The Black Gold District of the Boy Scouts of America will begin notifying residents of Mt. Vernon, Bluford, Dix, Summersville and Woodlawn of their food drive on Nov. 14 with door hanger fliers, said Dennis R. Bathon, Black Gold senior district executive. Then, on Nov. 21, the scouts of the Black Gold District will return to the residences notified and pick up any nonperishable food items donated.
Leo Pigut, coordinator for the Epworth Methodist Food Pantry, said the pantry had been participating in the Scouting for Food campaign for the last 20 years. He said the amount of food they donate helps out a lot.
“We usually get about a pickup load, if that gives you any indication,” he said. “It’s great.”
Bathon said the effort usually gathers tens of thousands of canned goods for the community. The Scouting for Food campaign, which began in 1987, draws in 2 million nonperishable items nationally, said Kevin Woolever, Pack 127 Scouting for Food chairman.
“We’ll average 30,000 to 40,000 canned goods in Mt.
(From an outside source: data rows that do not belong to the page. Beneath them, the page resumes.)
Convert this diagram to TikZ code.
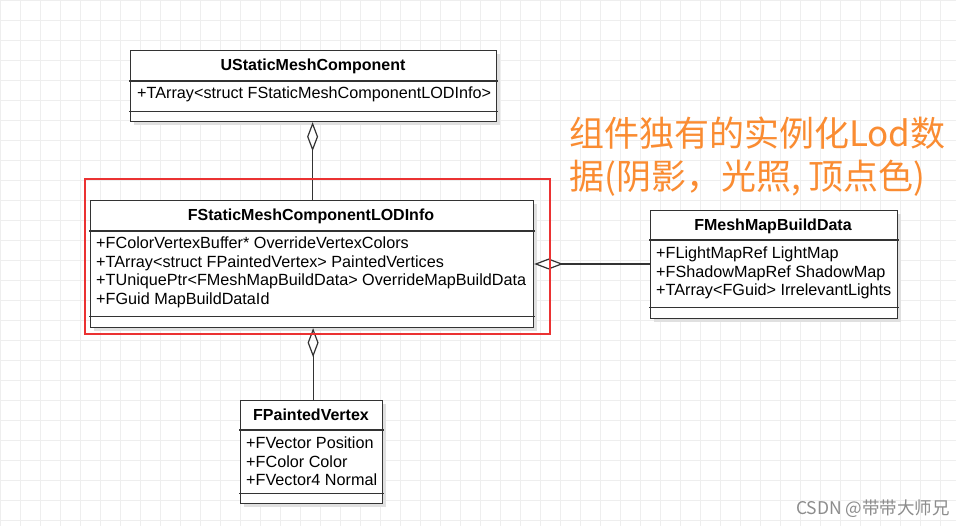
\documentclass[tikz,border=0pt]{standalone}
\usepackage{fontspec}
\setmainfont{Liberation Sans}
\newfontfamily\cjk{Noto Sans CJK SC}
\usetikzlibrary{arrows.meta,positioning}
\definecolor{gridcol}{RGB}{238,238,238}
\definecolor{notecol}{RGB}{250,140,50}
\definecolor{framecol}{RGB}{235,50,50}
\tikzset{
  umlbox/.style={draw=black!80,line width=1.2pt,fill=white,anchor=north west,inner sep=0pt},
  umlhead/.style={font=\fontsize{16pt}{18pt}\selectfont\bfseries,anchor=center,inner sep=0pt},
  umlattr/.style={font=\fontsize{16.2pt}{18.5pt}\selectfont,anchor=north west,align=left,inner sep=0pt},
  aggr/.style={draw=black!80,line width=1.2pt,{Diamond[open,length=29pt,width=11pt]}-},
}
\begin{document}
\begin{tikzpicture}[x=1pt,y=-1pt,line cap=rect]
  \useasboundingbox (0,0) rectangle (956,526);
  \fill[white] (0,0) rectangle (956,526);
  % background grid
  \foreach \gx in {0,20,...,940} \draw[gridcol,line width=0.6pt] (\gx,0) -- (\gx,526);
  \foreach \gy in {0,20,...,520} \draw[gridcol,line width=0.6pt] (0,\gy) -- (956,\gy);
  % shadows
  \fill[black!12] (134,54) rectangle (500,125);
  \fill[black!12] (94,204) rectangle (537,331);
  \fill[black!12] (654,214) rectangle (901,322);
  \fill[black!12] (244,404) rectangle (386,507);
  % class boxes
  \node[umlbox,minimum width=366pt,minimum height=71pt] (usm) at (130,50) {};
  \node[umlbox,minimum width=443pt,minimum height=127pt] (lod) at (90,200) {};
  \node[umlbox,minimum width=247pt,minimum height=108pt] (mmb) at (650,210) {};
  \node[umlbox,minimum width=142pt,minimum height=103pt] (pv) at (240,400) {};
  % separators
  \draw[black!80,line width=1.2pt] ([yshift=-31pt]usm.north west) -- ([yshift=-31pt]usm.north east);
  \draw[black!80,line width=1.2pt] ([yshift=11pt]usm.south west) -- ([yshift=11pt]usm.south east);
  \draw[black!80,line width=1.2pt] ([yshift=-31pt]lod.north west) -- ([yshift=-31pt]lod.north east);
  \draw[black!80,line width=1.2pt] ([yshift=12pt]lod.south west) -- ([yshift=12pt]lod.south east);
  \draw[black!80,line width=1.2pt] ([yshift=-30pt]mmb.north west) -- ([yshift=-30pt]mmb.north east);
  \draw[black!80,line width=1.2pt] ([yshift=12pt]mmb.south west) -- ([yshift=12pt]mmb.south east);
  \draw[black!80,line width=1.2pt] ([yshift=-30pt]pv.north west) -- ([yshift=-30pt]pv.north east);
  \draw[black!80,line width=1.2pt] ([yshift=11pt]pv.south west) -- ([yshift=11pt]pv.south east);
  % titles
  \node[umlhead] (usmT) at (313,66) {UStaticMeshComponent};
  \node[umlhead] (lodT) at (311,216) {FStaticMeshComponentLODInfo};
  \node[umlhead] (mmbT) at (773,226) {FMeshMapBuildData};
  \node[umlhead] (pvT) at (311,415) {FPaintedVertex};
  % attributes
  \node[umlattr] (usmA) at (137,87) {+TArray<struct FStaticMeshComponentLODInfo>};
  \node[umlattr] (lodA) at (96,237) {+FColorVertexBuffer* OverrideVertexColors\\
    +TArray<struct FPaintedVertex> PaintedVertices\\
    +TUniquePtr<FMeshMapBuildData> OverrideMapBuildData\\
    +FGuid MapBuildDataId};
  \node[umlattr] (mmbA) at (656,247) {+FLightMapRef LightMap\\
    +FShadowMapRef ShadowMap\\
    +TArray<FGuid> IrrelevantLights};
  \node[umlattr] (pvA) at (246,437) {+FVector Position\\
    +FColor Color\\
    +FVector4 Normal};
  % aggregations
  \draw[aggr] ([xshift=-1pt]usm.south) -- ([xshift=-1pt]usm.south |- lod.north);
  \draw[aggr] (lod.east |- 0,264) -- (mmb.west |- 0,264);
  \draw[aggr] ([xshift=1pt]lod.south) -- ([xshift=1pt]lod.south |- pv.north);
  % highlight frame
  \draw[framecol,line width=2pt] (85,179) rectangle (550,334);
  % note
  \node[text=notecol,font=\cjk\fontsize{35pt}{43pt}\selectfont,anchor=north west,align=left,inner sep=0pt] (note) at (569,117) {组件独有的实例化Lod数\\据(阴影，光照, 顶点色)};
  \node[text=black!45,font=\cjk\fontsize{17.5pt}{19pt}\selectfont,anchor=south east,inner sep=0pt] (mark) at (950,518) {CSDN @带带大师兄};
\end{tikzpicture}
\end{document}
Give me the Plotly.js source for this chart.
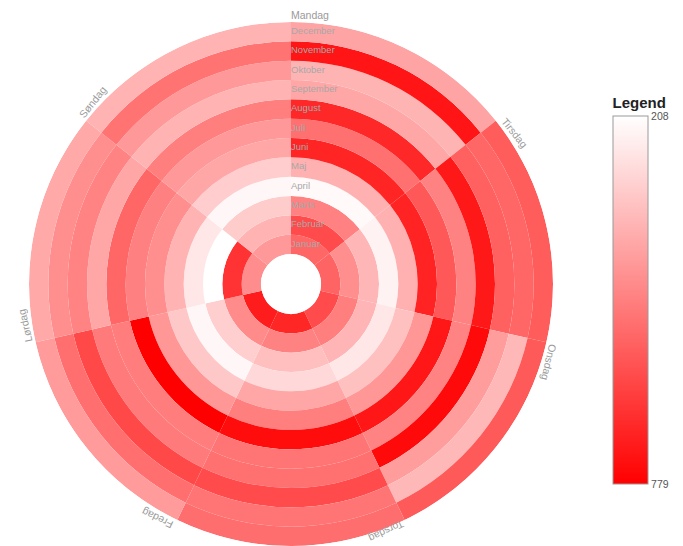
<!DOCTYPE html>
<html>
<head>
<meta charset="utf-8">
<script src="https://cdn.plot.ly/plotly-3.0.1.min.js"></script>
<style>html,body{margin:0;padding:0;background:#fff;}#chart{width:683px;height:546px;}</style>
</head>
<body>
<div id="chart"></div>
<script>
// Categories
const days = ['Mandag', 'Tirsdag', 'Onsdag', 'Torsdag', 'Fredag', 'Lørdag', 'Søndag'];
const months = ['Januar', 'Februar', 'Marts', 'April', 'Maj', 'Juni', 'Juli', 'August', 'September', 'Oktober', 'November', 'December'];

// Values per weekday, Januar..December (inner ring to outer ring)
const mandag  = [548, 612, 490, 221, 383, 697, 527, 689, 405, 376, 731, 412];
const tirsdag = [556, 462, 371, 236, 384, 701, 583, 489, 725, 563, 548, 572];
const onsdag  = [611, 497, 374, 262, 348, 441, 728, 486, 756, 430, 367, 578];
const torsdag = [695, 489, 351, 293, 407, 497, 752, 520, 526, 611, 519, 532];
const fredag  = [716, 468, 318, 227, 331, 440, 779, 498, 503, 617, 530, 431];
const loerdag = [463, 665, 208, 262, 378, 461, 493, 551, 404, 486, 459, 401];
const soendag = [437, 379, 322, 225, 320, 408, 436, 494, 379, 437, 522, 379];

const minVal = 208;
const maxVal = 779;
const colorbarTicks = [208, 779];

const seriesByDay = [mandag, tirsdag, onsdag, torsdag, fredag, loerdag, soendag];

const sector = 360 / days.length;
const theta = [], base = [], rr = [], colorVals = [], hover = [];
seriesByDay.forEach((vals, d) => {
  vals.forEach((v, m) => {
    theta.push(d * sector + sector / 2);
    base.push(m);
    rr.push(1);
    colorVals.push(-v);
    hover.push(days[d] + ', ' + months[m] + ': ' + v);
  });
});

const heat = {
  type: 'barpolar',
  theta: theta,
  r: rr,
  base: base,
  width: sector,
  text: hover,
  hoverinfo: 'text',
  showlegend: false,
  marker: {
    color: colorVals,
    colorscale: [[0, 'rgb(255,0,0)'], [1, 'rgb(255,255,255)']],
    cmin: -maxVal,
    cmax: -minVal,
    line: {width: 0},
    showscale: true,
    colorbar: {
      x: 613 / 683, xanchor: 'left', xref: 'paper',
      y: 1 - 289 / 546, yanchor: 'middle', yref: 'paper',
      len: 390 / 546, lenmode: 'fraction',
      thickness: 35, thicknessmode: 'pixels',
      xpad: 0, ypad: 0,
      outlinewidth: 1, outlinecolor: '#9a9a9a',
      tickmode: 'array',
      tickvals: colorbarTicks.map(v => -v),
      ticktext: colorbarTicks.map(String),
      ticks: '',
      tickfont: {size: 10.5, color: '#555', family: 'Liberation Sans, Arial, sans-serif'},
      title: {text: '<b>Legend</b>', side: 'top', font: {size: 15, color: '#222', family: 'Liberation Sans, Arial, sans-serif'}}
    }
  }
};

const monthLabels = {
  type: 'scatterpolar',
  mode: 'text',
  theta: months.map(() => 0),
  r: months.map((m, i) => i + 0.5),
  text: months,
  textposition: 'middle right',
  textfont: {size: 9.5, color: '#a8a8a8', family: 'Liberation Sans, Arial, sans-serif'},
  hoverinfo: 'skip',
  showlegend: false
};

// Weekday labels along the outer edge, rotated tangentially
const W = 683, H = 546, cx = 291, cy = 284;
const annotations = days.map((name, d) => {
  const R = (d === 3) ? 264 : 269;
  const a = d * sector * Math.PI / 180;
  const hw = name.length * 3.1;
  const px = cx + R * Math.sin(a) + hw * Math.cos(a);
  const py = cy - R * Math.cos(a) + hw * Math.sin(a);
  return {
    text: name, xref: 'paper', yref: 'paper',
    x: px / W, y: 1 - py / H, xanchor: 'center', yanchor: 'middle',
    showarrow: false, textangle: d * sector,
    font: {size: 10.5, color: '#9a9a9a', family: 'Liberation Sans, Arial, sans-serif'}
  };
});

const layout = {
  width: W, height: H,
  margin: {l: 0, r: 0, t: 0, b: 0},
  paper_bgcolor: '#fff',
  showlegend: false,
  annotations: annotations,
  polar: {
    domain: {x: [29 / W, 553 / W], y: [0, 524 / H]},
    bgcolor: '#fff',
    hole: 30 / 262,
    bargap: 0,
    radialaxis: {visible: false, range: [0, months.length]},
    angularaxis: {
      rotation: 90, direction: 'clockwise',
      showgrid: false, showline: false, showticklabels: false, ticks: ''
    }
  }
};

Plotly.newPlot('chart', [heat, monthLabels], layout, {displayModeBar: false, staticPlot: true});
</script>
</body>
</html>
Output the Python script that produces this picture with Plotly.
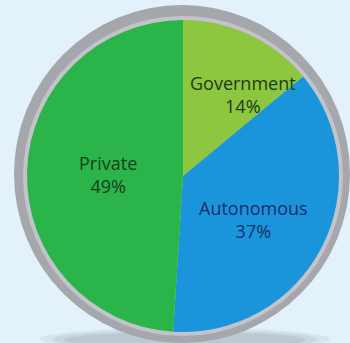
import math
import plotly.graph_objects as go

# Share of institutions by ownership
labels = ["Government", "Autonomous", "Private"]
shares = [14, 37, 49]
slice_colors = ["#8dc63f", "#1a95dc", "#2bb44a"]
text_colors = ["#1e3a14", "#1a2d6b", "#173f1c"]
# label placement: (fraction of radius, angular nudge in degrees)
label_place = [(0.65, 11.0), (0.53, 4.5), (0.48, -1.0)]

W, H = 350, 343
BG = "#e3f1fa"

# pie geometry in pixels
cx, cy, r = 183, 176, 156

def px_x(v):
    return v / W

def px_y(v):
    return 1 - v / H

fig = go.Figure(
    go.Pie(
        labels=labels,
        values=shares,
        sort=False,
        direction="clockwise",
        rotation=0,
        marker=dict(colors=slice_colors, line=dict(width=0)),
        textinfo="none",
        hoverinfo="skip",
        showlegend=False,
        domain=dict(
            x=[px_x(cx - r), px_x(cx + r)],
            y=[px_y(cy + r), px_y(cy - r)],
        ),
    )
)

# labels at each slice's mid-angle (clockwise from 12 o'clock)
total = sum(shares)
start = 0.0
for lab, val, col, (frac, nudge) in zip(labels, shares, text_colors, label_place):
    mid = (start + val / 2) / total * 360 + nudge
    start += val
    a = math.radians(mid)
    tx = cx + frac * r * math.sin(a)
    ty = cy - frac * r * math.cos(a)
    fig.add_annotation(
        x=px_x(tx), y=px_y(ty), xref="paper", yref="paper",
        text=f"{lab}<br>{round(val / total * 100)}%",
        showarrow=False, xanchor="center", yanchor="middle",
        font=dict(family="Open Sans", size=18, color=col),
    )

# soft shadow beneath the plate
for k, op in [(0, 0.10), (1, 0.12), (2, 0.14)]:
    fig.add_shape(
        type="circle", xref="paper", yref="paper", layer="below",
        x0=px_x(40 + 12 * k), x1=px_x(330 - 12 * k),
        y0=px_y(350 - k), y1=px_y(328 + 2 * k),
        fillcolor=f"rgba(110,120,130,{op})", line=dict(width=0),
    )
# grey rim
rcx, rcy = 182, 174
fig.add_shape(
    type="circle", xref="paper", yref="paper", layer="below",
    x0=px_x(rcx - 168), x1=px_x(rcx + 168),
    y0=px_y(rcy + 169), y1=px_y(rcy - 169),
    fillcolor="#a6a7ac", line=dict(width=0),
)
fig.add_shape(
    type="circle", xref="paper", yref="paper", layer="below",
    x0=px_x(cx - r - 4), x1=px_x(cx + r + 4),
    y0=px_y(cy + r + 4), y1=px_y(cy - r - 4),
    fillcolor="#c3c4c9", line=dict(width=0),
)

fig.update_layout(
    width=W, height=H,
    margin=dict(l=0, r=0, t=0, b=0),
    paper_bgcolor=BG, plot_bgcolor=BG,
    font=dict(family="Open Sans"),
)

fig.write_html("out.html")
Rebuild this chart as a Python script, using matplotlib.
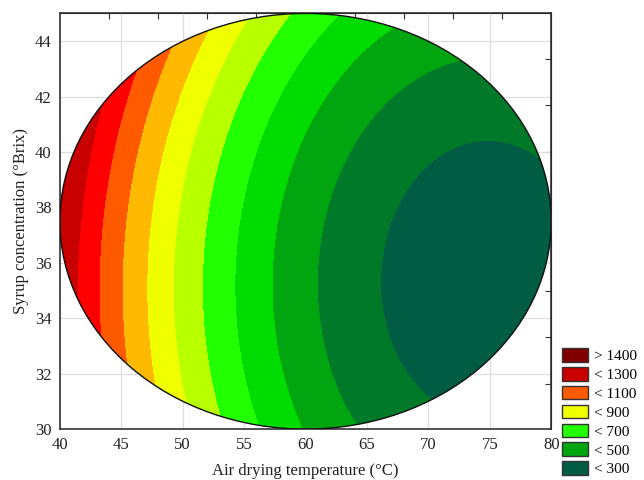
import numpy as np
import matplotlib
matplotlib.use("Agg")
import matplotlib.pyplot as plt
from matplotlib.patches import Ellipse, Patch

plt.rcParams['font.family'] = ['Liberation Serif', 'DejaVu Serif']

# quadratic response surface, estimated from the contour lines in the picture
# z = b0 + b1*u + b2*v + b11*u^2 + b22*v^2 + b12*u*v, with u = T - 60, v = Brix - 37.5
center_temp = 60.0
center_brix = 37.5
b0 = 436.97
b1 = -25.725
b2 = 11.559
b11 = 0.87219
b22 = 2.5449
b12 = -0.061957

levels = [0, 300, 400, 500, 600, 700, 800, 900, 1000, 1100, 1200, 1300, 1400, 5000]
band_colors = ['#005c42', '#007a28', '#00a510', '#00dc00', '#22ff00', '#b8ff00',
               '#f0ff00', '#ffb900', '#ff5a00', '#ff0000', '#c80000', '#a00000', '#800000']
legend_labels = ['> 1400', '< 1300', '< 1100', '< 900', '< 700', '< 500', '< 300']
legend_colors = ['#800000', '#c80000', '#ff5a00', '#f0ff00', '#22ff00', '#00a510', '#005c42']

gx, gy = np.meshgrid(np.linspace(40, 80, 400), np.linspace(30, 45, 300))
gu, gv = gx - center_temp, gy - center_brix
gz = b0 + b1 * gu + b2 * gv + b11 * gu ** 2 + b22 * gv ** 2 + b12 * gu * gv

fig = plt.figure(figsize=(6.44, 4.8), dpi=100)
ax = fig.add_axes([0.093, 0.106, 0.763, 0.866])

cs = ax.contourf(gx, gy, gz, levels=levels, colors=band_colors)
# experimental region (ellipse) outline, also used to clip the fill
ell = Ellipse((center_temp, center_brix), 40, 15, fill=False, ec='#111111', lw=1.0, zorder=3)
ax.add_patch(ell)
cs.set_clip_path(ell)

ax.set_xlim(40, 80)
ax.set_ylim(30, 45)
ax.set_xticks(range(40, 81, 5))
ax.set_yticks(range(30, 45, 2))
ax.grid(True, color='#dddddd', lw=0.9)
ax.set_axisbelow(True)
ax.tick_params(length=0, labelsize=12, colors='#222222', pad=6)
for s in ax.spines.values():
    s.set_color('#333333')
    s.set_linewidth(1.2)

# small inward ticks on top and right, like the original
top = ax.secondary_xaxis('top')
top.set_xticks(range(44, 77, 4))
top.set_xticklabels([])
top.tick_params(direction='in', length=4, color='#333333')
right = ax.secondary_yaxis('right')
right.set_yticks([31.64, 33.31, 34.99, 36.66, 38.34, 40.01, 41.69, 43.36])
right.set_yticklabels([])
right.tick_params(direction='in', length=4, color='#333333')

ax.set_xlabel('Air drying temperature (°C)', fontsize=12, color='#222222', labelpad=7)
ax.set_ylabel('Syrup concentration (°Brix)', fontsize=12, color='#222222', labelpad=4)

handles = [Patch(facecolor=c, edgecolor='#333333', lw=1) for c in legend_colors]
fig.legend(handles, legend_labels, loc='upper left', bbox_to_anchor=(0.872, 0.275),
           frameon=False, fontsize=11, borderpad=0, borderaxespad=0,
           handlelength=1.7, handleheight=1.0, labelspacing=0.25, handletextpad=0.4)

fig.savefig('out.png', dpi=100)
Vernon, and for the rest of the district, 15,000 to 20,000,” he said.
On Nov. 21, scouts and their parents go out to the neighborhoods at 10 a.m., and come back to St. Mary’s Parish Center by noon to sort and disperse the food to the area food pantries.
The Black Gold District requests that any area food pantries send a letter, on company letterhead, with the pantry’s tax identification number if they want to receive food items from the drive. Letters are to be sent to Scouting for Food Chairman Kevin Woolever at 3201 Blackberry, Mt. Vernon, IL, 62864.
The pantries are also asked to send a representative on Nov. 21 to St. Mary’s Parish Center to help sort nonperishable food items.